Congress leaders Rahul Gandhi and Sonia Gandhi have had a fresh FIR served against them in the National Herald case by the Enforcement Directorate (ED), as senior advocate Abhishek Manu Singhvi had argued before the court that no predicate offence existed and implied that this legal gap undermined the earlier case, suggesting that the agency filed a new FIR to address the jurisdictional weakness he had highlighted.
At the same time, the Centre informed Parliament that although the ED has recorded 6,312 PMLA cases since 2014, it has secured convictions in only 120 of them.
The ED’s decision to file a new FIR with the Economic Offences Wing (EOW) of the Delhi Police on 3 October has revived the decade-long controversy around the financial restructuring of Associated Journals Ltd (AJL) and the role of the Gandhis in the affairs of Young Indian, the not-for-profit entity that took over AJL’s debts.
The fresh FIR names Sonia Gandhi, Rahul Gandhi, Suman Dubey, Sam Pitroda, Young Indian, Dotex Merchandise Pvt Ltd, Sunil Bhandari, AJL and unidentified persons under IPC provisions relating to cheating, criminal breach of trust, dishonest misappropriation of property and criminal conspiracy, and it alleges that properties allotted to the National Herald at subsidised rates for public purposes were diverted for personal gain, thereby constituting a serious financial offence.
The Congress leadership has been maintaining that the ED’s renewed action stems from Singhvi’s courtroom arguments, as his contention that no predicate offence existed under the PMLA framework appeared to expose a significant legal gap in the agency’s earlier case, prompting what the party describes as a retrospective attempt to create a scheduled offence to strengthen the ED’s jurisdiction.

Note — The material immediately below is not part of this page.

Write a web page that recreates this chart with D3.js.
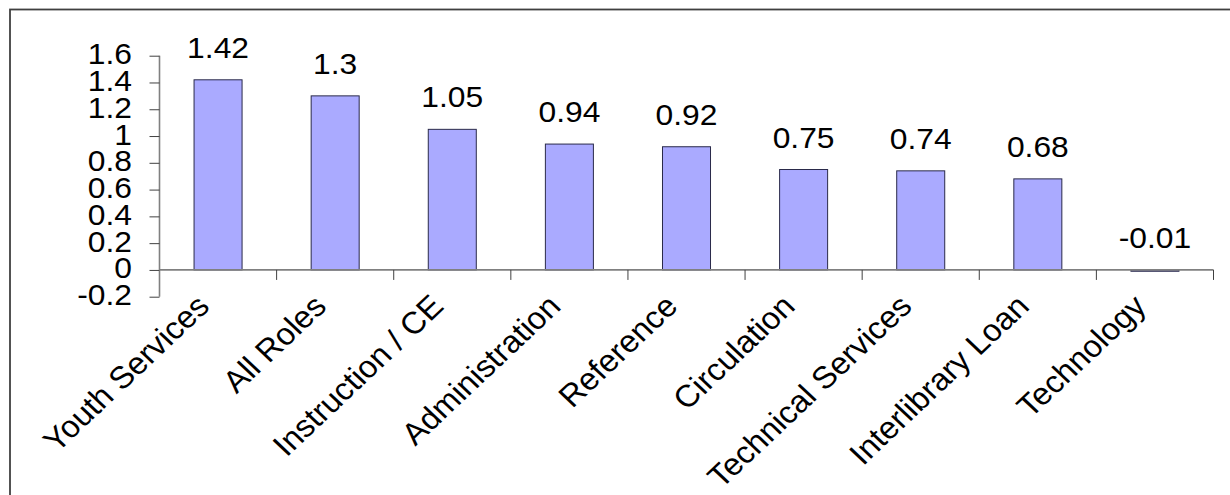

The filing of the new FIR has therefore been interpreted within political circles as a corrective step by the agency, as it seeks to avoid judicial scrutiny of procedural lapses that could weaken its case.
These developments have emerged at a time when the ED’s broader record has come under parliamentary and judicial examination, since minister of state for finance Pankaj Chaudhary placed fresh data in Parliament showing that the agency has recorded 6,312 cases under the PMLA between June 2014 and November 2025, while managing only 120 convictions during that period, and the numbers highlight how the volume of investigations has expanded rapidly after 2019, with annual registrations rising from fewer than 200 cases before that year to well over 500 in 2019–20 and crossing 1,100 in 2021–22.
The minister also stated that closure reports had been filed in 93 cases since August 2019 where no money laundering offence was established, whereas 1,185 cases had been closed between 2005 and mid-2019 before amendments made it mandatory for the ED to report closures before special courts, and the reasons for closure included the termination of the scheduled offence, quashing of predicate cases or findings that no offence under the PMLA had occurred.
The ED’s powers, expanded through amendments introduced by the Modi government, have made the law more stringent, particularly as accused persons must now demonstrate prima facie innocence to secure bail, and critics believe this framework has enabled the agency to target political opponents even as the Supreme Court’s 2022 judgment upholding the amendments remains under reconsideration.